Jonathan Raban left Britain and moved to Seattle in 1990, when he was 47. He sold his Volkswagen on his way to Heathrow airport. He bought a Dodge with Washington state plates the next day, and in this second-hand car he would, over the years, travel through and write about his new country. ‘The Pacific Northwest continues to be a magnet — the strongest regional magnet in the country, I would guess — for hopefuls and newlifers of every imaginable cast,’ Raban wrote in the summer of 1993, in a piece that’s now republished in Driving Home:
It feels like the last surviving corner of the United States to be widely promoted … as the one green spot in the moral sand-waste of the world. People like to think of themselves as undergoing not mere relocation but full- blown resurrection here in the smoke- and cholesterol-free city of Seattle, where eternal life is thought to be a viable alternative to two packs a day.

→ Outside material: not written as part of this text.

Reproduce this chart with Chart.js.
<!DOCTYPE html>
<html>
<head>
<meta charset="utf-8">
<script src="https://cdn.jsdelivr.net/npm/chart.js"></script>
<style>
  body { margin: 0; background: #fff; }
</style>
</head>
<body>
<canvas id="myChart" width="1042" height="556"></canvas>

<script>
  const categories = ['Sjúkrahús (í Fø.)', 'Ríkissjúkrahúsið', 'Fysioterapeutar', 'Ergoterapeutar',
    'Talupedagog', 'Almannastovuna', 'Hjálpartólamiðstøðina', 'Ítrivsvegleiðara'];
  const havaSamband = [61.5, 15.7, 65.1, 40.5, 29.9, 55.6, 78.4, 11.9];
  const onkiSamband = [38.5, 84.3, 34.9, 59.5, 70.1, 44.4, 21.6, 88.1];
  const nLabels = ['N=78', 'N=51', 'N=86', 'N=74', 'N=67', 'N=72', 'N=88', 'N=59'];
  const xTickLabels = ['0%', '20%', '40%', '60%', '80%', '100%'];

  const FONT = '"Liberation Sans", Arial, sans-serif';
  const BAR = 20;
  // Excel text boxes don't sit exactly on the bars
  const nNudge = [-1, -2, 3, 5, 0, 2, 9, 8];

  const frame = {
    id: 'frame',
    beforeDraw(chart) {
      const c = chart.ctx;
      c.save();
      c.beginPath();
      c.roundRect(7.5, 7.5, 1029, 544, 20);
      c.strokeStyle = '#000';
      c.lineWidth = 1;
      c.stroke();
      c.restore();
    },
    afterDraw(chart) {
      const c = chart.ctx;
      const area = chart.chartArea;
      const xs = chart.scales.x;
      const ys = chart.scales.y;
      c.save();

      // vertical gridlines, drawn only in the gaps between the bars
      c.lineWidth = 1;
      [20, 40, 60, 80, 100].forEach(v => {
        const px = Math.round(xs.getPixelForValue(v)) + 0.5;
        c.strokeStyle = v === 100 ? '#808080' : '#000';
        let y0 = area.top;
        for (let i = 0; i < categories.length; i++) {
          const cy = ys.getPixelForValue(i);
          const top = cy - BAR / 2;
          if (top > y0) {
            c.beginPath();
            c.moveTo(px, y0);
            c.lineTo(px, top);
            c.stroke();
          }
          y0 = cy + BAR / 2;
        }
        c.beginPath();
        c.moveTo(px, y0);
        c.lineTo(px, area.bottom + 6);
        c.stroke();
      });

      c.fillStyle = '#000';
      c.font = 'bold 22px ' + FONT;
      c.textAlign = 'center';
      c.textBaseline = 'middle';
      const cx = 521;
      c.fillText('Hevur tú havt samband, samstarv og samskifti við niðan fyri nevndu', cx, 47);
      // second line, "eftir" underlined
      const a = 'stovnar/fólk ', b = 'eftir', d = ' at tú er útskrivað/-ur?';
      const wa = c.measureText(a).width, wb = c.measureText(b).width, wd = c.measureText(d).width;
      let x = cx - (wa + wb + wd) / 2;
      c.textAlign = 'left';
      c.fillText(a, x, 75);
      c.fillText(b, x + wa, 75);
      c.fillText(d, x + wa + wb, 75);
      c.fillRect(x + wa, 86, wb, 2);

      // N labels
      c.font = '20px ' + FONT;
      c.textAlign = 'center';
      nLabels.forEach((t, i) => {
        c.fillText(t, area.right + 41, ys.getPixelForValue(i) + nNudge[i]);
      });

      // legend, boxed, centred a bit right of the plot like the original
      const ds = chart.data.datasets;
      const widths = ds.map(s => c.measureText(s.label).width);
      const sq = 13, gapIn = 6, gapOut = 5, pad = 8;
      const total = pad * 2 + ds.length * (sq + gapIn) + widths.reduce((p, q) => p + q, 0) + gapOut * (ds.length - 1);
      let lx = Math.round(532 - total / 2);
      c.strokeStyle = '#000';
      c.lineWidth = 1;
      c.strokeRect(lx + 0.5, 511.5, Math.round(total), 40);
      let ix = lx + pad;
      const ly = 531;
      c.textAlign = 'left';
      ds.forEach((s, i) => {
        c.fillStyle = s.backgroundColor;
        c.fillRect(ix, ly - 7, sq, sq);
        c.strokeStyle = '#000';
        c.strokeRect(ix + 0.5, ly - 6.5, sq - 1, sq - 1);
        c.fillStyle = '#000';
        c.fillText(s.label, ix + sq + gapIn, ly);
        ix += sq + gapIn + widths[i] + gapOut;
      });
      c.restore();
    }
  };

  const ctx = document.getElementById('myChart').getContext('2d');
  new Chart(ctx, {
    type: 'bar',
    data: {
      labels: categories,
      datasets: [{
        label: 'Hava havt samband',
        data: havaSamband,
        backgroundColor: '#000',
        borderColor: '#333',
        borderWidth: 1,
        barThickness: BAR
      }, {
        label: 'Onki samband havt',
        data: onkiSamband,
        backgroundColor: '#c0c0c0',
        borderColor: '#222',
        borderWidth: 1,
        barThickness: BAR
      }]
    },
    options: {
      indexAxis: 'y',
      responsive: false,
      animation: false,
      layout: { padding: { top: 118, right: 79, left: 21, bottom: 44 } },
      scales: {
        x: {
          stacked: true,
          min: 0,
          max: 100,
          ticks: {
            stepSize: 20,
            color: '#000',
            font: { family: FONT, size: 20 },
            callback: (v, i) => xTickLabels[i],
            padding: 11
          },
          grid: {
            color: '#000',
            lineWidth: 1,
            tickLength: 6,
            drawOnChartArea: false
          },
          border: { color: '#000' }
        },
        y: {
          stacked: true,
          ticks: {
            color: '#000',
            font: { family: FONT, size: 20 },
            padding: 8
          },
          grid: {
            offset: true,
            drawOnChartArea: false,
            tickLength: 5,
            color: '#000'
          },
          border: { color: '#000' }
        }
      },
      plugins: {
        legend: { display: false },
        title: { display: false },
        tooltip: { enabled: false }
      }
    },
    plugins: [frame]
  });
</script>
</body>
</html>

In Driving Home, you can follow Raban’s progress: in 1990, he was an immigrant living with his new American wife in a rented apartment with furniture bought at garage sales. Two decades later and Raban has more than simply settled in. He is a much sought after writer and commentator on the American political scene. There are pieces on George Bush and the war on terror, and how that campaign was pursued on the American domestic front. There are pieces on Bill Clinton and Obama. There are several on sailing, one of Raban’s major and constant preoccupations. Raban had owned a boat when he lived in Britain, which he moored on the Blackwater estuary in Essex. He bought another boat in Seattle, a 35-foot ketch.
Raban wrote in 1998:
The move took me from shallow to deep water; from sandbars and swatchways, where the echo-sounder dickers around the 10-foot mark, even in the middle of a buoyed channel, to the abyssal inland sea that stretches from Puget Sound to Glacier Bay in south-east Alaska. Here, the echo-chamber searches in vain for an answering rebound from the dark sea-floor, where the giant bedroom-eyed Octopus dolfeine reclines on its soft bed of silt.

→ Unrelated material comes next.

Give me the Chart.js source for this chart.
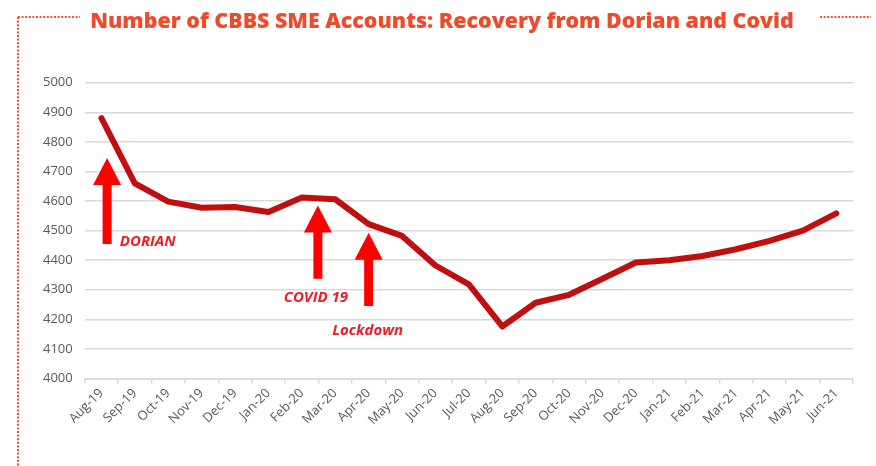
<!DOCTYPE html>
<html>
<head>
<meta charset="utf-8">
<script src="https://cdn.jsdelivr.net/npm/chart.js@4"></script>
<style>
html,body{margin:0;padding:0;background:#fff;}
#wrap{position:relative;width:876px;height:466px;}
</style>
</head>
<body>
<div id="wrap"><canvas id="c" width="876" height="466"></canvas></div>
<script>
// ---- data ----
const months = ['Aug-19','Sep-19','Oct-19','Nov-19','Dec-19','Jan-20','Feb-20','Mar-20','Apr-20','May-20','Jun-20','Jul-20','Aug-20','Sep-20','Oct-20','Nov-20','Dec-20','Jan-21','Feb-21','Mar-21','Apr-21','May-21','Jun-21'];
const smeAccounts = [4880,4660,4598,4577,4580,4563,4612,4606,4522,4482,4382,4318,4176,4256,4283,4337,4392,4400,4414,4437,4465,4500,4558];
const yTicks = [4000,4100,4200,4300,4400,4500,4600,4700,4800,4900,5000];
const titleText = 'Number of CBBS SME Accounts: Recovery from Dorian and Covid';
// annotation events (category index, arrow tip value, arrow base value)
const eventLabels = ['DORIAN','COVID 19','Lockdown'];
const eventIndex = [0.17, 6.48, 8.0];
const eventTip = [4745, 4585, 4493];
const eventBase = [4455, 4337, 4245];
const labelIndex = [0.55, 6.42, 7.97];
const labelValue = [4463, 4274, 4162];
const labelAlign = ['left','center','center'];

const framePlugin = {
  id:'frame',
  beforeDraw(chart){
    const ctx = chart.ctx;
    ctx.save();
    ctx.strokeStyle = '#f0502e';
    ctx.lineWidth = 2;
    ctx.setLineDash([2,1.6]);
    ctx.beginPath();
    ctx.moveTo(18,17); ctx.lineTo(18,466);
    ctx.moveTo(18,17); ctx.lineTo(80,17);
    ctx.moveTo(820,17); ctx.lineTo(871,17);
    ctx.stroke();
    ctx.restore();
  }
};

const eventsPlugin = {
  id:'events',
  afterDatasetsDraw(chart){
    const ctx = chart.ctx, xs = chart.scales.x, ys = chart.scales.y;
    ctx.save();
    ctx.fillStyle = '#ff0000';
    for (let i=0;i<eventLabels.length;i++){
      const x = xs.getPixelForValue(eventIndex[i]);
      const tip = ys.getPixelForValue(eventTip[i]);
      const base = ys.getPixelForValue(eventBase[i]);
      const hw = 14, hh = 27, sw = 4.5;
      ctx.beginPath();
      ctx.moveTo(x, tip);
      ctx.lineTo(x+hw, tip+hh);
      ctx.lineTo(x+sw, tip+hh);
      ctx.lineTo(x+sw, base);
      ctx.lineTo(x-sw, base);
      ctx.lineTo(x-sw, tip+hh);
      ctx.lineTo(x-hw, tip+hh);
      ctx.closePath();
      ctx.fill();
      ctx.fillStyle = '#ee1c24';
      ctx.font = 'italic bold 15px "Open Sans"';
      ctx.textAlign = labelAlign[i];
      ctx.textBaseline = 'middle';
      ctx.fillText(eventLabels[i], xs.getPixelForValue(labelIndex[i]), ys.getPixelForValue(labelValue[i]));
      ctx.fillStyle = '#ff0000';
    }
    ctx.restore();
  }
};

new Chart(document.getElementById('c'), {
  type:'line',
  data:{
    labels: months,
    datasets:[{
      data: smeAccounts,
      borderColor:'#c00f0f',
      borderWidth:6,
      pointRadius:0,
      tension:0,
      borderJoinStyle:'round',
      borderCapStyle:'round',
      fill:false
    }]
  },
  options:{
    responsive:false,
    animation:false,
    layout:{padding:{left:31,right:23,top:0,bottom:36}},
    plugins:{
      legend:{display:false},
      tooltip:{enabled:false},
      title:{
        display:true,
        text:titleText,
        color:'#ee4a2b',
        font:{family:'"Open Sans"',size:21.4,weight:'800'},
        padding:{top:9,bottom:48}
      }
    },
    scales:{
      x:{
        offset:true,
        grid:{offset:true,drawOnChartArea:false,drawTicks:true,tickLength:5,color:'#d9d9d9',lineWidth:1.5},
        border:{display:true,color:'#d9d9d9',width:1.5},
        ticks:{color:'#595959',font:{family:'"Open Sans"',size:13},maxRotation:45,minRotation:45,autoSkip:false,padding:2}
      },
      y:{
        min:4000,max:5000,
        afterBuildTicks(scale){ scale.ticks = yTicks.map(v=>({value:v})); },
        grid:{color:'#d9d9d9',lineWidth:1.5,drawTicks:false},
        border:{display:false},
        ticks:{color:'#595959',font:{family:'"Open Sans"',size:13},padding:12,callback:(v)=>String(v)}
      }
    }
  },
  plugins:[framePlugin, eventsPlugin]
});
</script>
</body>
</html>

What ought to be said is that Raban hardly left Britain a failure. Unlike some of the people he writes about, Seattle — home of the original Skid Row — was not his last chance saloon. By the end of the 1980s Raban was an accomplished literary journalist and author. He had taught English at the University of East Anglia. He had edited a selection of Robert Lowell’s poetry and had written several travel books — about Arabia, the Mississippi and sailing round Britain. Soft City, his book on urban experience, was and remains one of the best books on city life. In For Love and Money, an earlier collection of his writing, Raban wrote about how he moved to London and set himself up as a literary journalist living in Notting Hill when Notting Hill was interesting, unlike the mono-dimensional gated community for the wealthy that it has become today. Which is to say that when Raban arrived in Seattle it wasn’t as if he had a reputation to make. He’d made a name for himself in London, which he has enhanced in the US, as this book shows.
I moved to the US a few years after Raban and I read many of the pieces in Driving Home when they first appeared. I hadn’t realised how closely I’d followed Raban over the years until I read this new book. There’s the 1993 review of Andrew Motion’s biography of Philip Larkin, which was published by the New Republic — a book said by Raban to be ‘brilliant’, though I remember thinking at the time that Raban’s assessment of the life and poetry of Larkin was more astute than Motion’s book. Raban’s account of the 1993 Mississippi floods that was commissioned by Granta was extracted by the Independent on Sunday. I bought that issue of the newspaper at Hotlings on West 42nd Street, the long-gone newsagent near Times Square that sold out-of-town and international newspapers. At Hotlings, you could buy not only the Independent on Sunday and the rest of the British press but also every local newspaper in the US — and every local newspaper in Ireland.
Hotlings has vanished: the newsagent lost its raison d’être with the emergence of the web. Some of Raban’s pieces from the early 1990s may remind you of the time when ‘out of town’ meant something that it no longer does. Driving Home is a big book but it reads as if it’s a short, anecdotal history of the United States from 1990 to 2000, and if you have never read a book by Raban this is a good place to begin.